Copy out the data below as written; omit any images.

AVAILABLE DATA
****************************************

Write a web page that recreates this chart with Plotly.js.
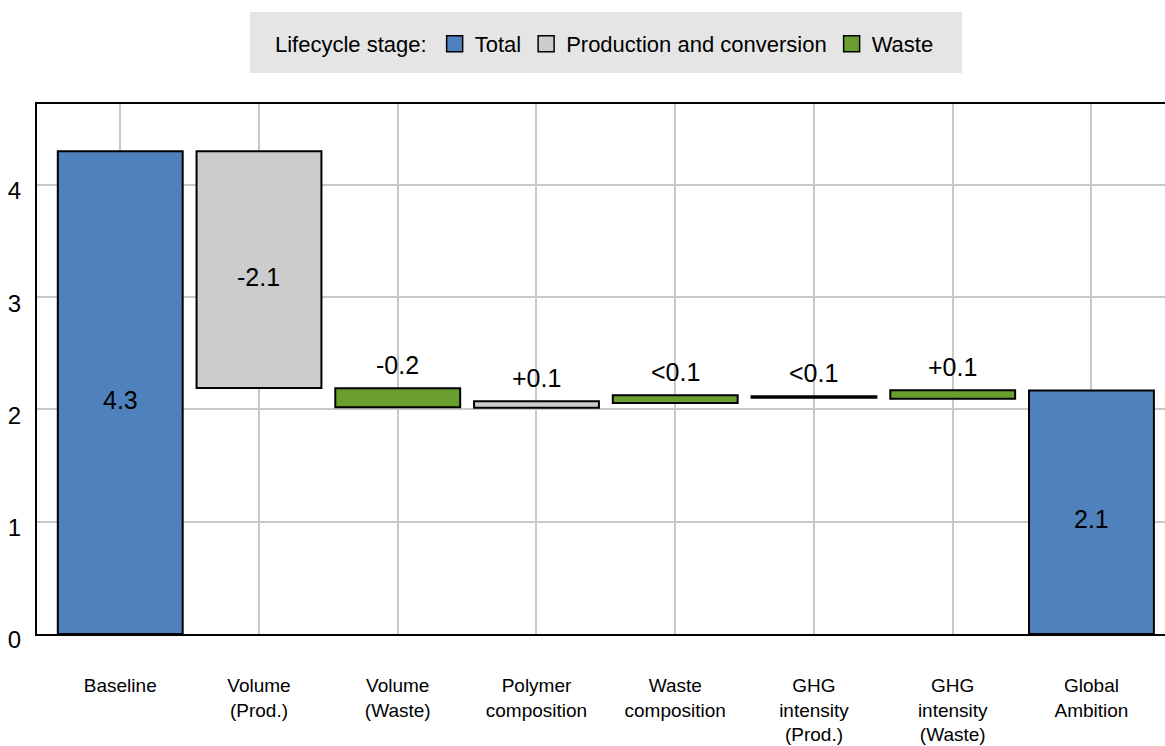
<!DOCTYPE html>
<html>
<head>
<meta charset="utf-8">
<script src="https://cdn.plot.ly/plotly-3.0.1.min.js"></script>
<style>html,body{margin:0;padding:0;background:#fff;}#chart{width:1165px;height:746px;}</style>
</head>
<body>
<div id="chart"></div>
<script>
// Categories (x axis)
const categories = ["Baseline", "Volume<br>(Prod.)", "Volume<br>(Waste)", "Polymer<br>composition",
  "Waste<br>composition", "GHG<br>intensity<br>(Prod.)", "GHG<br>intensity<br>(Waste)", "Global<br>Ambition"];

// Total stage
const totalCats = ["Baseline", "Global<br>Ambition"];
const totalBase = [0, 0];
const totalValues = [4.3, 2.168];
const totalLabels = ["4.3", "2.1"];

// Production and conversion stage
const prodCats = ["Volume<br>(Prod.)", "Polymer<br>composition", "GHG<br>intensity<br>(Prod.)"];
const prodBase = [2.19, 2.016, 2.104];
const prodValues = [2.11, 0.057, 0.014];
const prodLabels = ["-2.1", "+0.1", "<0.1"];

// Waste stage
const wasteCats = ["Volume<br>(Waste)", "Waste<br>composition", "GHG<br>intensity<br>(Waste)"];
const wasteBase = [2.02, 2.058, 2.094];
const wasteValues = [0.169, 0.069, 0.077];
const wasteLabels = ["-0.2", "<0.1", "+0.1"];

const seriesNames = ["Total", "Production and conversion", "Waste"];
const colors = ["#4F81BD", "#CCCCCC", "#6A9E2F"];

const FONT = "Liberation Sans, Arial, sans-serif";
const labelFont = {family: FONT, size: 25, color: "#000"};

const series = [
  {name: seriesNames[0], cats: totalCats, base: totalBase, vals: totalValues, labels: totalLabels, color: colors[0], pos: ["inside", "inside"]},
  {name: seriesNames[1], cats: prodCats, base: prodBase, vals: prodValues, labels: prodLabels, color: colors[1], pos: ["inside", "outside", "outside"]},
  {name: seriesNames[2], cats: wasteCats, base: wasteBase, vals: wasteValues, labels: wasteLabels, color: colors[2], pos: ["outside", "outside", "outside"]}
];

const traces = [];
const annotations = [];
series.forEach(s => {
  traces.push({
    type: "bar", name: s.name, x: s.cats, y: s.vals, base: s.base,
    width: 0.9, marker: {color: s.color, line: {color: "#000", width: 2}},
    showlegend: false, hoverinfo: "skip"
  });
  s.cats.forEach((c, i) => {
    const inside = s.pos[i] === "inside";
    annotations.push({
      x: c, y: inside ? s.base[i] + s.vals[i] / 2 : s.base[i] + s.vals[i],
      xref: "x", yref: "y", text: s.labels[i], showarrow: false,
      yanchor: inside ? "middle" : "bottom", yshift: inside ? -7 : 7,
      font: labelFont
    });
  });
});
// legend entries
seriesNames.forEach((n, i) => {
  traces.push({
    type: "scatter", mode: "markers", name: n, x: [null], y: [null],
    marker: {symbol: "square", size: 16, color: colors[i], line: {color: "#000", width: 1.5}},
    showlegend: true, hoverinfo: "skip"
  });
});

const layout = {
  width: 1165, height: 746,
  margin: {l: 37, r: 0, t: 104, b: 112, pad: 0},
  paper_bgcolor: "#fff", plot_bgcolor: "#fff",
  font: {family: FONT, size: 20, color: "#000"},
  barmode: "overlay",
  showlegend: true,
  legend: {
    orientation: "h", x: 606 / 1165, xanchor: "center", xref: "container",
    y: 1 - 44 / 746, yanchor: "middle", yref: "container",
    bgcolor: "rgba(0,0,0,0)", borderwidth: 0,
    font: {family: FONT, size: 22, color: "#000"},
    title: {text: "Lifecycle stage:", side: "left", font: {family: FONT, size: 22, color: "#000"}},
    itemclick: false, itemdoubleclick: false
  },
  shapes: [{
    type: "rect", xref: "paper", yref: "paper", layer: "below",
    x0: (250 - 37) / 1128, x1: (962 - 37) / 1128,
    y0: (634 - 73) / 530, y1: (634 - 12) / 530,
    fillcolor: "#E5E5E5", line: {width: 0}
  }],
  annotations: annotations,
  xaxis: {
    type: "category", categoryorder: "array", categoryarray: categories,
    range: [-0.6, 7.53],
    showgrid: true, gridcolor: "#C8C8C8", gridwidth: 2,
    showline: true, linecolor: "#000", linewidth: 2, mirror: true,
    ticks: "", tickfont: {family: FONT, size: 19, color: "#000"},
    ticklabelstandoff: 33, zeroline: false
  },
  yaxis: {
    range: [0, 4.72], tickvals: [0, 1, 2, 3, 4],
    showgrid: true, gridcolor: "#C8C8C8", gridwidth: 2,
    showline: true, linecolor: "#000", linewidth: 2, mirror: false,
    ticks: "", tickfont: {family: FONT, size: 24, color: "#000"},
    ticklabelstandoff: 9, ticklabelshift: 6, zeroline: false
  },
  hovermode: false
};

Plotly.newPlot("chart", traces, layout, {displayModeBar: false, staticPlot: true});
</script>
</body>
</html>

****************************************

EXPECTED OUTPUT
Write a web page that recreates this chart with Plotly.js.
<!DOCTYPE html>
<html>
<head>
<meta charset="utf-8">
<script src="https://cdn.plot.ly/plotly-3.0.1.min.js"></script>
<style>html,body{margin:0;padding:0;background:#fff;}#chart{width:1165px;height:746px;}</style>
</head>
<body>
<div id="chart"></div>
<script>
// Categories (x axis)
const categories = ["Baseline", "Volume<br>(Prod.)", "Volume<br>(Waste)", "Polymer<br>composition",
  "Waste<br>composition", "GHG<br>intensity<br>(Prod.)", "GHG<br>intensity<br>(Waste)", "Global<br>Ambition"];

// Total stage
const totalCats = ["Baseline", "Global<br>Ambition"];
const totalBase = [0, 0];
const totalValues = [4.3, 2.168];
const totalLabels = ["4.3", "2.1"];

// Production and conversion stage
const prodCats = ["Volume<br>(Prod.)", "Polymer<br>composition", "GHG<br>intensity<br>(Prod.)"];
const prodBase = [2.19, 2.016, 2.104];
const prodValues = [2.11, 0.057, 0.014];
const prodLabels = ["-2.1", "+0.1", "<0.1"];

// Waste stage
const wasteCats = ["Volume<br>(Waste)", "Waste<br>composition", "GHG<br>intensity<br>(Waste)"];
const wasteBase = [2.02, 2.058, 2.094];
const wasteValues = [0.169, 0.069, 0.077];
const wasteLabels = ["-0.2", "<0.1", "+0.1"];

const seriesNames = ["Total", "Production and conversion", "Waste"];
const colors = ["#4F81BD", "#CCCCCC", "#6A9E2F"];

const FONT = "Liberation Sans, Arial, sans-serif";
const labelFont = {family: FONT, size: 25, color: "#000"};

const series = [
  {name: seriesNames[0], cats: totalCats, base: totalBase, vals: totalValues, labels: totalLabels, color: colors[0], pos: ["inside", "inside"]},
  {name: seriesNames[1], cats: prodCats, base: prodBase, vals: prodValues, labels: prodLabels, color: colors[1], pos: ["inside", "outside", "outside"]},
  {name: seriesNames[2], cats: wasteCats, base: wasteBase, vals: wasteValues, labels: wasteLabels, color: colors[2], pos: ["outside", "outside", "outside"]}
];

const traces = [];
const annotations = [];
series.forEach(s => {
  traces.push({
    type: "bar", name: s.name, x: s.cats, y: s.vals, base: s.base,
    width: 0.9, marker: {color: s.color, line: {color: "#000", width: 2}},
    showlegend: false, hoverinfo: "skip"
  });
  s.cats.forEach((c, i) => {
    const inside = s.pos[i] === "inside";
    annotations.push({
      x: c, y: inside ? s.base[i] + s.vals[i] / 2 : s.base[i] + s.vals[i],
      xref: "x", yref: "y", text: s.labels[i], showarrow: false,
      yanchor: inside ? "middle" : "bottom", yshift: inside ? -7 : 7,
      font: labelFont
    });
  });
});
// legend entries
seriesNames.forEach((n, i) => {
  traces.push({
    type: "scatter", mode: "markers", name: n, x: [null], y: [null],
    marker: {symbol: "square", size: 16, color: colors[i], line: {color: "#000", width: 1.5}},
    showlegend: true, hoverinfo: "skip"
  });
});

const layout = {
  width: 1165, height: 746,
  margin: {l: 37, r: 0, t: 104, b: 112, pad: 0},
  paper_bgcolor: "#fff", plot_bgcolor: "#fff",
  font: {family: FONT, size: 20, color: "#000"},
  barmode: "overlay",
  showlegend: true,
  legend: {
    orientation: "h", x: 606 / 1165, xanchor: "center", xref: "container",
    y: 1 - 44 / 746, yanchor: "middle", yref: "container",
    bgcolor: "rgba(0,0,0,0)", borderwidth: 0,
    font: {family: FONT, size: 22, color: "#000"},
    title: {text: "Lifecycle stage:", side: "left", font: {family: FONT, size: 22, color: "#000"}},
    itemclick: false, itemdoubleclick: false
  },
  shapes: [{
    type: "rect", xref: "paper", yref: "paper", layer: "below",
    x0: (250 - 37) / 1128, x1: (962 - 37) / 1128,
    y0: (634 - 73) / 530, y1: (634 - 12) / 530,
    fillcolor: "#E5E5E5", line: {width: 0}
  }],
  annotations: annotations,
  xaxis: {
    type: "category", categoryorder: "array", categoryarray: categories,
    range: [-0.6, 7.53],
    showgrid: true, gridcolor: "#C8C8C8", gridwidth: 2,
    showline: true, linecolor: "#000", linewidth: 2, mirror: true,
    ticks: "", tickfont: {family: FONT, size: 19, color: "#000"},
    ticklabelstandoff: 33, zeroline: false
  },
  yaxis: {
    range: [0, 4.72], tickvals: [0, 1, 2, 3, 4],
    showgrid: true, gridcolor: "#C8C8C8", gridwidth: 2,
    showline: true, linecolor: "#000", linewidth: 2, mirror: false,
    ticks: "", tickfont: {family: FONT, size: 24, color: "#000"},
    ticklabelstandoff: 9, ticklabelshift: 6, zeroline: false
  },
  hovermode: false
};

Plotly.newPlot("chart", traces, layout, {displayModeBar: false, staticPlot: true});
</script>
</body>
</html>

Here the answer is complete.